According to Rabbi Joseph Hertz the rule of “an eye for an eye,” is worded in this manner, even though it means monetary compensation, is so it will serve as a means of setting the maximum equitable punishment. One may not demand more than the value of an eye for an injury done to an eye, since there must be an equitable relationship between the crime and the punishment. Rabbi Hertz adds that not only must the punishment be equitable, but that all citizens must be considered equal before the law, and that all injuries must be valued according to the same standard. One cannot take out two eyes for a single eye, even though the victim may be a member of the royal family. The same punishment must be meted out to both royalty and to the lowly worker.
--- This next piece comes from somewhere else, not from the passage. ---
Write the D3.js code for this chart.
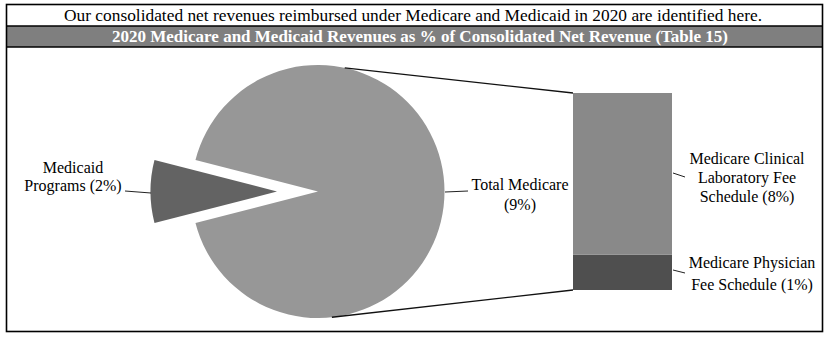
<!DOCTYPE html>
<html>
<head>
<meta charset="utf-8">
<script src="https://cdn.jsdelivr.net/npm/d3@7"></script>
<style>
  html, body { margin: 0; padding: 0; background: #fff; }
  svg { display: block; }
  text { font-family: "Liberation Serif", "Times New Roman", serif; fill: #000; }
</style>
</head>
<body>
<svg id="chart" width="825" height="340"></svg>
<script>
// ---- data ----
const introText = "Our consolidated net revenues reimbursed under Medicare and Medicaid in 2020 are identified here.";
const titleText = "2020 Medicare and Medicaid Revenues as % of Consolidated Net Revenue (Table 15)";
// main pie (share of the pie as drawn)
const pieCategories = ["Total Medicare", "Medicaid Programs"];
const pieShares = [92, 8];
const pieLabels = [["Total Medicare", "(9%)"], ["Medicaid", "Programs (2%)"]];
// secondary stacked bar (breakdown of Total Medicare)
const barCategories = ["Medicare Clinical Laboratory Fee Schedule", "Medicare Physician Fee Schedule"];
const barShares = [82, 18];
const barLabels = [["Medicare Clinical", "Laboratory Fee", "Schedule (8%)"], ["Medicare Physician", "Fee Schedule  (1%)"]];

// ---- layout ----
const svg = d3.select("#chart");
const frame = { left: 6.5, right: 822.5, top: 4.5, bottom: 331.5 };
const headTop = 26, headBottom = 47;

// frame & header
svg.append("rect").attr("x", frame.left).attr("y", headTop)
  .attr("width", frame.right - frame.left).attr("height", headBottom - headTop)
  .attr("fill", "#7f7f7f");
svg.append("rect").attr("x", frame.left).attr("y", frame.top)
  .attr("width", frame.right - frame.left).attr("height", frame.bottom - frame.top)
  .attr("fill", "none").attr("stroke", "#000").attr("stroke-width", 1.6);
[headTop, headBottom].forEach(y => svg.append("line")
  .attr("x1", frame.left).attr("x2", frame.right).attr("y1", y).attr("y2", y)
  .attr("stroke", "#000").attr("stroke-width", 1.6));

svg.append("text").attr("x", 413).attr("y", 20.5).attr("text-anchor", "middle")
  .attr("font-size", 16.5).attr("textLength", 698).attr("lengthAdjust", "spacingAndGlyphs")
  .text(introText);
svg.append("text").attr("x", 420).attr("y", 42).attr("text-anchor", "middle")
  .attr("font-size", 16.5).attr("font-weight", "bold").style("fill", "#fff")
  .attr("textLength", 616).attr("lengthAdjust", "spacingAndGlyphs")
  .text(titleText);

// ---- pie ----
const cx = 318, cy = 191.5, R = 126.5, explode = 41;
const total = d3.sum(pieShares);
// put the small slice centred on the left (270deg clockwise from 12 o'clock)
const smallFrac = pieShares[1] / total;
const start = 1.5 * Math.PI - (1 - smallFrac / 2) * 2 * Math.PI;
const pie = d3.pie().sort(null).startAngle(start).endAngle(start + 2 * Math.PI);
const arcs = pie(pieShares);
const arc = d3.arc().innerRadius(0).outerRadius(R);
const pieColors = ["#979797", "#636363"];

const g = svg.append("g").attr("transform", `translate(${cx},${cy})`);
g.selectAll("path").data(arcs).join("path")
  .attr("d", arc)
  .attr("fill", (d, i) => pieColors[i])
  .attr("transform", (d, i) => {
    if (i !== 1) return null;
    const a = (d.startAngle + d.endAngle) / 2;
    return `translate(${Math.sin(a) * explode},${-Math.cos(a) * explode})`;
  });

// ---- stacked bar ----
const barX = 573, barW = 99;
const yBar = d3.scaleLinear().domain([0, d3.sum(barShares)]).range([290, 93]);
const barColors = ["#898989", "#4f4f4f"];
let acc = 0;
const stacks = barShares.slice().reverse().map((v, k) => {
  const i = barShares.length - 1 - k;
  const s = { i, y0: acc, y1: acc + v };
  acc += v;
  return s;
});
svg.selectAll("rect.bar").data(stacks).join("rect").attr("class", "bar")
  .attr("x", barX).attr("width", barW)
  .attr("y", d => yBar(d.y1)).attr("height", d => yBar(d.y0) - yBar(d.y1))
  .attr("fill", d => barColors[d.i]);

// connector lines (pie edge to bar corners)
const topAng = 12.2 * Math.PI / 180, botAng = 173.7 * Math.PI / 180;
const conn = [
  [cx + Math.sin(topAng) * R, cy - Math.cos(topAng) * R, barX, yBar(d3.sum(barShares))],
  [cx + Math.sin(botAng) * R, cy - Math.cos(botAng) * R, barX, yBar(0)]
];
conn.forEach(c => svg.append("line")
  .attr("x1", c[0]).attr("y1", c[1]).attr("x2", c[2]).attr("y2", c[3])
  .attr("stroke", "#111").attr("stroke-width", 1.3));

// ---- labels ----
function label(lines, x, y0, lh) {
  const t = svg.append("text").attr("text-anchor", "middle").attr("font-size", 16)
    .attr("font-family", "'Liberation Serif', serif");
  lines.forEach((l, k) => t.append("tspan").attr("x", x).attr("y", y0 + k * lh).text(l));
}
function leader(x1, y1, x2, y2) {
  svg.append("line").attr("x1", x1).attr("y1", y1).attr("x2", x2).attr("y2", y2)
    .attr("stroke", "#222").attr("stroke-width", 1);
}
label(pieLabels[1], 73, 173, 17.5);
leader(125, 191, 151, 193);
label(pieLabels[0], 520, 190, 20);
leader(445, 192, 468, 191);
label(barLabels[0], 747, 164, 19);
leader(673, 173, 685, 177);
label(barLabels[1], 752, 268, 21.5);
leader(673, 270, 685, 273);
</script>
</body>
</html>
Considering that there are legal systems today that still practice “an eye for an eye,” the Torah’s understanding of the laws of personal injury are quite remarkable, especially in light of their great antiquity.

May you be blessed.

Please Note: This Shabbat is Shabbat Parashat Shekalim. On this Shabbat, an additional Torah portion, known as Parashat Shekalim, is read. It is the first portion of four additional thematic Torah portions that are read on the Shabbatot that surround the holiday of Purim. This week’s supplementary Torah reading is found in Exodus 30:11-16 and speaks of the requirement for all the men of Israel, aged 20 and above, to bring a half-shekel in order to be counted as a member of the People of Israel. In later years, these shekels were donated to the Temple in anticipation of the festival of Passover, when funding for the daily sacrifice had to be renewed.